BREXIT: No-Deal Brexit Measures for UK Nationals in the EU [UPDATED 9 Oct 2019]

If the United Kingdom leaves the European Union without a ratified Withdrawal Agreement (“no-deal Brexit”), then UK nationals will become third-country (non-EU) nationals immediately.

Please also see our broader overview of the possible Brexit outcomes for both UK and EU citizens.

Here we examine the latest measures established or proposed to manage UK nationals in the EU in the case of a no-deal Brexit.

General Measures

If the UK leaves the EU without a Withdrawal Agreement, the following situation is expected:

  • UK nationals wishing to visit the EU for up to 90 days will likely be able to do so without a visa, provided that the UK reciprocates for EU nationals (subject to the necessary legislation).
  • Falling under the visa-free regime means UK nationals will need to apply for ETIAS travel authorization prior to a trip to the EU, after 1 January 2021.
  • UK nationals wishing to enter an EU member state for stays of more than 90 days will require a visa.
  • UK nationals wishing to enter an EU member state for work will need to apply for work authorisation, like other third-country nationals. They may qualify for short-term work permit exemptions where available.
  • UK nationals already resident in an EU member state by Brexit day will likely be able to stay and continue to work if they register in time, although this will depend on unilateral arrangements made by individual member states, which in turn may depend on a reciprocal offer by the UK.
  • UK nationals travelling to the Schengen area (not Ireland, Bulgaria, Croatia, Cyprus or Romania) will have to have at least six months left on their passports from the date of arrival. This applies to adult and child passports.
  • Any extra months over ten years on a passport (if it was renewed before expiry) may not count towards the six months that should be remaining for travel to Schengen countries.
  • After Brexit, a residence status in one member state will not provide work or residence rights in any other member state.

National Measures

Individual EU member states are in the process of establishing special arrangements for British citizens in the case of a no-deal Brexit, often with the proviso that a reciprocal offer by the UK is confirmed.

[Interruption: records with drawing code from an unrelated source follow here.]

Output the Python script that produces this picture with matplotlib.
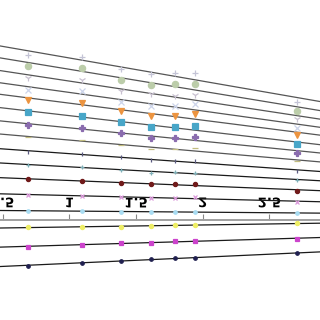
import numpy as np
import matplotlib
matplotlib.use('Agg')
import matplotlib.pyplot as plt
from matplotlib.patheffects import AbstractPathEffect
from matplotlib.transforms import Affine2D

# n values on the (log) x axis
n_values = [2, 3, 4, 5, 6, 7, 15]

# one row of points per series (axis runs downwards)
s01 = [55, 56.7, 69, 74.3, 73.3, 73.3, 102.3]
s02 = [65.7, 68.3, 80, 85, 84.3, 84, 110.7]
s03 = [78.3, 80, 90.7, 94.3, 95.7, 95, 119.3]
s04 = [90, 90.7, 101.7, 105.7, 105.7, 104, 127.7]
s05 = [100, 102.7, 111, 115.7, 115.7, 114, 135]
s06 = [112.3, 116, 122.3, 127.3, 126.7, 126, 144.3]
s07 = [125, 128.3, 133.3, 137.7, 137.7, 136.7, 152.7]
s08 = [137.3, 140, 145, 149, 149, 148.3, 161]
s09 = [151.7, 154, 157.3, 160, 161, 160.7, 171]
s10 = [165, 166.7, 170, 172.7, 172, 172.7, 180]
s11 = [179.3, 181, 182.7, 184.3, 184, 184.3, 190.7]
s12 = [195, 196, 196.7, 198.3, 197.7, 196.7, 202.3]
s13 = [211, 211, 211.7, 211.7, 211.7, 211.7, 213.3]
s14 = [227, 227, 226.7, 226, 225.3, 225, 223.3]
s15 = [246.7, 245, 243.3, 242.7, 241, 240.7, 239]
s16 = [265.7, 262.7, 261, 259, 258.3, 257.7, 253.3]
series = [s01, s02, s03, s04, s05, s06, s07, s08,
          s09, s10, s11, s12, s13, s14, s15, s16]

tick_values = [0.5, 1, 1.5, 2, 2.5]
tick_labels = ['0.5', '1', '1.5', '2', '2.5']

markers = ['+', 'o', '1', 'x', 'v', 's', 'P', '_',
           '|', '+', 'o', 'x', 'o', 'o', 's', 'o']
colors = ['#c4c4d6', '#bccdaa', '#c8c0d0', '#ccd4ea', '#ec9440', '#48a6c8', '#8a6cae', '#c2bd80',
          '#5a5a80', '#80b0b8', '#701a1a', '#dc9adc', '#a8dcf2', '#eeee66', '#cc44cc', '#202050']
msizes = [5, 4.5, 5, 4.5, 4.5, 4.5, 4.5, 5,
          2.5, 3, 3, 3, 2.5, 3, 3.5, 2.5]


class VFlip(AbstractPathEffect):
    # mirror the text glyphs top to bottom (the whole picture is mirrored)
    def draw_path(self, renderer, gc, tpath, affine, rgbFace=None):
        ext = tpath.get_extents()
        mid = (ext.y0 + ext.y1) / 2
        flip = Affine2D().translate(0, -mid).scale(1, -1).translate(0, mid)
        renderer.draw_path(gc, tpath, flip + affine, rgbFace)


x = np.log(n_values)
xlim = (0.4805, 2.8793)

fig = plt.figure(figsize=(3.2, 3.2), dpi=100)
ax = fig.add_axes([0, 0, 1, 1])
ax.set_xlim(*xlim)
ax.set_ylim(320, 0)

xx = np.array(xlim)
for i, (ys, m, c, ms) in enumerate(zip(series, markers, colors, msizes)):
    k, b = np.polyfit(x, ys, 1)
    lc = '#555555' if i < 8 else '#1a1a1a'
    ax.plot(xx, k * xx + b, color=lc, lw=0.9, zorder=2)
    ax.plot(x, ys, linestyle='none', marker=m, color=c, markersize=ms,
            markeredgewidth=0.9, zorder=3)

for side in ['left', 'right', 'bottom']:
    ax.spines[side].set_visible(False)
ax.spines['top'].set_position(('data', 220))
ax.spines['top'].set_color('#a0a0a0')
ax.spines['top'].set_linewidth(1.4)
ax.set_yticks([])
ax.xaxis.tick_top()
ax.set_xticks(tick_values, tick_labels)
ax.tick_params(axis='x', direction='out', length=4, width=0.8, color='#888888',
               pad=3, labelsize=9.5)
for t in ax.xaxis.get_major_ticks():
    t.label2.set_path_effects([VFlip()])
    t.label2.set_fontweight('bold')

fig.savefig('out.png', dpi=100)
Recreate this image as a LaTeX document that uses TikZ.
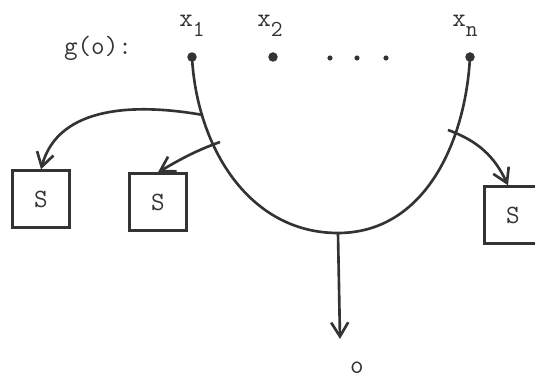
\documentclass[tikz,border=0pt]{standalone}
\usetikzlibrary{arrows.meta,positioning}
\definecolor{ink}{HTML}{333333}
\newcommand{\lowsub}[1]{\raisebox{-0.9ex}{\fontsize{13}{15}\selectfont #1}}
\tikzset{
  ln/.style={line width=1.5pt, draw=ink},
  arr/.style={ln, -{Straight Barb[length=2.8mm,width=3.4mm,line width=1.5pt]}},
  sbox/.style={draw=ink, line width=1.4pt, rectangle, minimum size=1.14cm, inner sep=0pt, text=ink, font=\ttfamily\fontsize{15}{18}\selectfont},
  pt/.style={circle, fill=ink, inner sep=0pt, minimum size=0.19cm},
  lbl/.style={font=\ttfamily\fontsize{15}{18}\selectfont, text=ink, inner sep=0pt},
}

\begin{document}
\begin{tikzpicture}[x=0.02cm,y=0.02cm]
\useasboundingbox (0,0) rectangle (535,379);
\clip (0,0) rectangle (535,379);

% inputs of g
\node[lbl] (g) at (98,331) {g(o):};
\foreach \nm/\px/\lx/\sb in {x1/192/192/1, x2/273/270/2, xn/470/465/n} {
  \node[pt] (\nm) at (\px,322) {};
  \node[lbl] (l\nm) at (\lx,353) {x\lowsub{\sb}};
}
\foreach \x in {330,357,386}
  \fill[ink] (\x,321) circle (2.6);

% the bowl
\coordinate (bot) at (338,146);
\draw[ln] (x1.center) to[out=-87,in=180] (bot) to[out=0,in=-93] (xn.center);

% stores
\node[sbox] (s1) at (41,180) {S};
\node[sbox] (s2) at (158,177) {S};
\node[sbox] (s3) at (513,164) {S};

\coordinate (t1) at (203,264);
\coordinate (t2) at (220,237);
\coordinate (t3) at (448,249);
\draw[arr] (t1) to[out=170,in=75] (s1.north);
\draw[arr] (t2) to[out=200,in=30] (s2.north);
\draw[arr] (t3) to[out=-20,in=115] ([xshift=-0.1cm]s3.north);

% output
\node[lbl] (o) at (357,11) {o};
\coordinate (otip) at (340,40);
\draw[arr] (bot) -- (otip);

\end{tikzpicture}
\end{document}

The following are details of measures already announced by member states - details will be updated as plans are clarified.

Austria

The Austrian government has approved a law (Brexit-Begleitgesetz), which grants documented UK nationals and their non-EU family members living in Austria six months from the date of a no-deal Brexit to apply for a residence permit with free access to the labour market under simplified conditions.

Those residing in Austria for under five years will have simplified access to a ‘Red-White-Red Card Plus’, allowing temporary residence and unlimited access to employment. Those who have lived in Austria for more than five years and who meet the criteria of the Austrian Settlement and Residence Act will be able to apply for a national residence permit (Daueraufenthalt-EU).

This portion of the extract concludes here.